My Dark Vanessa by Kate Elizabeth Russell | 9780008342258 | Booktopia

🛍️Product

Clinique turnaround overnight moisturiser
So I’ve been looking for a night cream for a very long time and I’ve finally invested in this Clinique product. What’s wrong with me? Spending $65 on a nightcream… I have to admit it feels so incredible putting something so divine onto your skin each night, but I think when this runs out, I’ll resort to my sukin $25 night cream.

La Roche Posay’s hyaluronic acid
So upon doing a lot of research, I discovered that hyaluronic acid is one of the best things for your skin to help it stay hydrated and fight ageing. I use it morning and night and have found that my other products stay on my face better, and longer, plus my skin feels plump and amazing! Get it from Chemist Warehouse for $60.

Buy La Roche-Posay Hyalu B5 Serum 30ml · Australia

Tunes

Violent Soho’s ‘Everything is A-OK’
Yes yes yes! How did these guys know what we need right now? I swear good music is the only thing getting me through this crazy time. The only thing that sucks about this album is that we’re going to wait however long until we can see it live at a gig but wow that will be ever so satisfying when that day comes! Thanks lads for providing the goods!

Mysterious Girl, by Peter Andre
It’s scientifically impossible to be sad while this song is playing. I went down a weird rabbit hole recently in the reggae genre on Spotify and all I can say is thank you Spotify gods. Seriously, play it, sing the chorus and you will feel so damn good!

Spacey Jane
I have been loving this band and I’m kicking myself that I didn’t catch them earlier this year at unibar.

🎥 Flicks

Jojo Rabbit
I’m quickly realising that life is too damn short to watch shit movies. We recently got a Chrome Cast so I thought I would rent a YouTube movie, and get among all the good films that have come out in the past 12 months. Jojo Rabbit is a quirky fun movie and would definitely add it to your next Friday night in.

Little Women
I’m so happy I finally got to watch this! It’s such an iconic movie and the cast are just absolutely spectacular. Jo is the badass I aim to be and it was such a lovely, nostalgic moment. Though I must admit, I’m a sucker for the 94 version with Wynona Rider and Christian Bale, but this certainly hits all the love strings.
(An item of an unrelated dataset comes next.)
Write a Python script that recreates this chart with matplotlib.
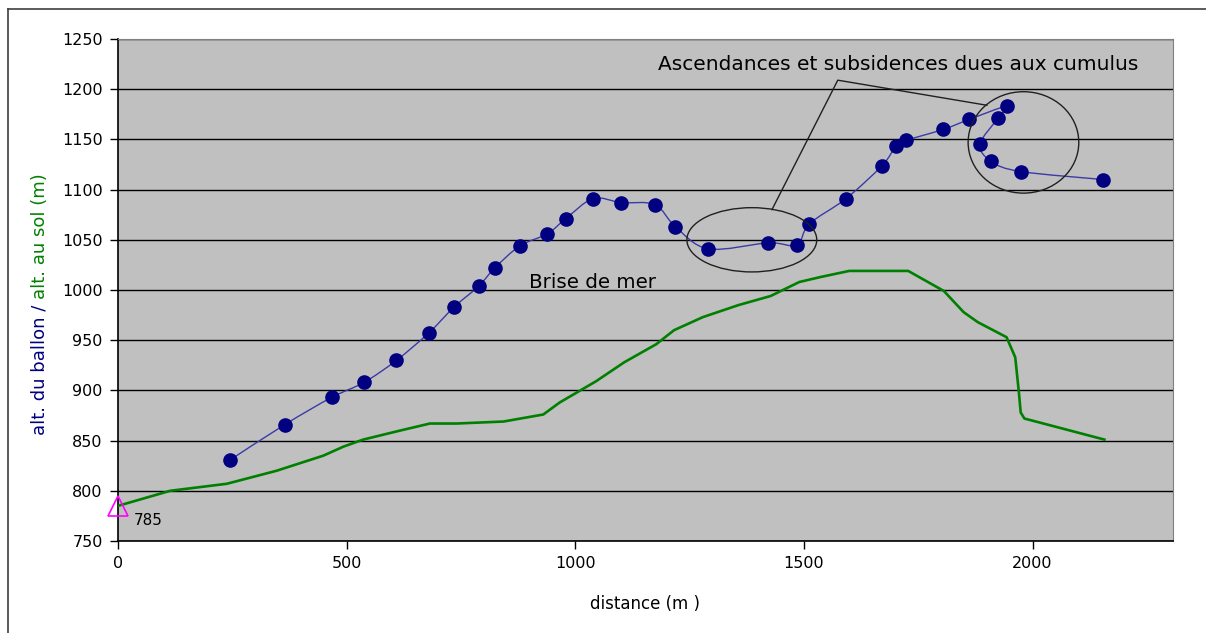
import numpy as np
import matplotlib.pyplot as plt
from matplotlib.path import Path
from matplotlib.patches import PathPatch, Ellipse
from matplotlib.lines import Line2D

plt.rcParams['font.family'] = ['DejaVu Sans']

# ballon (blue, smoothed line with markers)
dist_ballon = [246, 365, 467, 538, 609, 679, 735, 789, 824, 879, 939, 979, 1039, 1101,
               1174, 1219, 1291, 1422, 1484, 1512, 1592, 1671, 1701, 1724, 1805, 1862,
               1943, 1924, 1885, 1910, 1974, 2155]
alt_ballon = [831, 866, 893, 908, 930, 957, 983, 1004, 1022, 1044, 1056, 1071, 1091, 1087,
              1085, 1063, 1041, 1047, 1045, 1066, 1091, 1124, 1143, 1149, 1160, 1170,
              1183, 1171, 1145, 1128, 1118, 1110]

# sol (green)
dist_sol = [0, 114, 238, 347, 449, 493, 536, 617, 682, 740, 843, 930, 966, 1045, 1107,
            1177, 1216, 1279, 1357, 1427, 1490, 1537, 1599, 1728, 1806, 1849, 1880,
            1943, 1962, 1970, 1974, 1982, 2157]
alt_sol = [785, 800, 807, 820, 835, 844, 851, 860, 867, 867, 869, 876, 888, 909, 928,
           946, 960, 973, 985, 994, 1008, 1013, 1019, 1019, 999, 978, 968,
           953, 933, 898, 878, 872, 851]

depart_x, depart_y = 0, 785

W, H = 1206, 633
fig = plt.figure(figsize=(W / 100, H / 100), dpi=100)
ax = fig.add_axes([118 / W, 1 - 541 / H, (1173 - 118) / W, (541 - 39) / H])
ax.set_facecolor('#c0c0c0')

ax.set_xlim(0, 2307)
ax.set_ylim(750, 1250)
ax.set_xticks([0, 500, 1000, 1500, 2000])
ax.set_yticks(np.arange(750, 1251, 50))
ax.yaxis.grid(True, color='black', lw=1.0)
ax.set_axisbelow(True)
ax.tick_params(direction='out', length=6, width=1, labelsize=11.5, pad=5)
for s in ['top', 'right']:
    ax.spines[s].set_color('#808080')
for s in ['left', 'bottom']:
    ax.spines[s].set_color('black')
    ax.spines[s].set_linewidth(1.2)

# green ground line
ax.plot(dist_sol, alt_sol, color='#008000', lw=1.9, zorder=3)

# smoothed balloon line (Catmull-Rom as cubic Bezier)
P = np.column_stack([dist_ballon, alt_ballon]).astype(float)
verts = [P[0]]
codes = [Path.MOVETO]
n = len(P)
for i in range(n - 1):
    p0 = P[i - 1] if i > 0 else P[i]
    p1, p2 = P[i], P[i + 1]
    p3 = P[i + 2] if i + 2 < n else P[i + 1]
    verts += [p1 + (p2 - p0) / 6, p2 - (p3 - p1) / 6, p2]
    codes += [Path.CURVE4] * 3
ax.add_patch(PathPatch(Path(verts, codes), facecolor='none', edgecolor='#3a3aa8', lw=1.0, zorder=4))
ax.plot(dist_ballon, alt_ballon, ls='none', marker='o', ms=9.5, color='#000080', zorder=5)

# depart marker
ax.plot([depart_x], [depart_y], marker='^', ms=14, mfc='none', mec='#ff00ff', mew=1.2,
        clip_on=False, zorder=6)
ax.text(66, 770, str(depart_y), ha='center', va='center', fontsize=11)

# annotations
ax.add_patch(Ellipse((1386, 1050), 284, 64, fill=False, ec='#202020', lw=1.0, zorder=6))
ax.add_patch(Ellipse((1980, 1147), 242, 101, fill=False, ec='#202020', lw=1.0, zorder=6))
ax.plot([1430, 1574, 1900], [1080, 1209, 1184], color='#202020', lw=1.0, zorder=6)
ax.text(1706, 1225, 'Ascendances et subsidences dues aux cumulus', ha='center', va='center',
        fontsize=14.5)
ax.text(899, 1007, 'Brise de mer', ha='left', va='center', fontsize=14.3)

ax.set_xlabel('distance (m )', fontsize=12, labelpad=17)

# two-coloured y label
t1 = fig.text(40 / W, 0.5, 'alt. du ballon / ', rotation=90, color='#000080',
              fontsize=13, ha='center', va='bottom')
t2 = fig.text(40 / W, 0.5, 'alt. au sol (m)', rotation=90, color='#008000',
              fontsize=13, ha='center', va='bottom')
fig.canvas.draw()
r = fig.canvas.get_renderer()
h1 = t1.get_window_extent(r).height / H
h2 = t2.get_window_extent(r).height / H
yc = 1 - 304 / H
t1.set_y(yc - (h1 + h2) / 2)
t2.set_y(yc - (h1 + h2) / 2 + h1)

# outer frame
fig.add_artist(Line2D([8 / W, 8 / W], [0, 1 - 9 / H], color='#404040', lw=1.2))
fig.add_artist(Line2D([8 / W, 1], [1 - 9 / H, 1 - 9 / H], color='#404040', lw=1.2))

fig.savefig('out.png', dpi=100)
This has been ‘unprecedented times’ as everyone likes to keep putting it. I’ve stopped watching the news because I don’t have the mental capacity to take it all in. I’ve been taking every day one day at a time, sometimes one hour at a time. I’ve been stumbling over small talk when ordering food because it feels like a lifetime since I’ve held a non-work conversation. I’ve resorted to dying my own eyebrows and I wore jeans once and felt a sense of pride.

These times are tough. They don’t have to be productive, reflective or opportunistic – just something to survive. As much as I have come to resent the word unprecedented, this time truly is, and we should be proud that we’re getting through this.

Stay strong. Stay brave. Stay safe. Keep trying your best.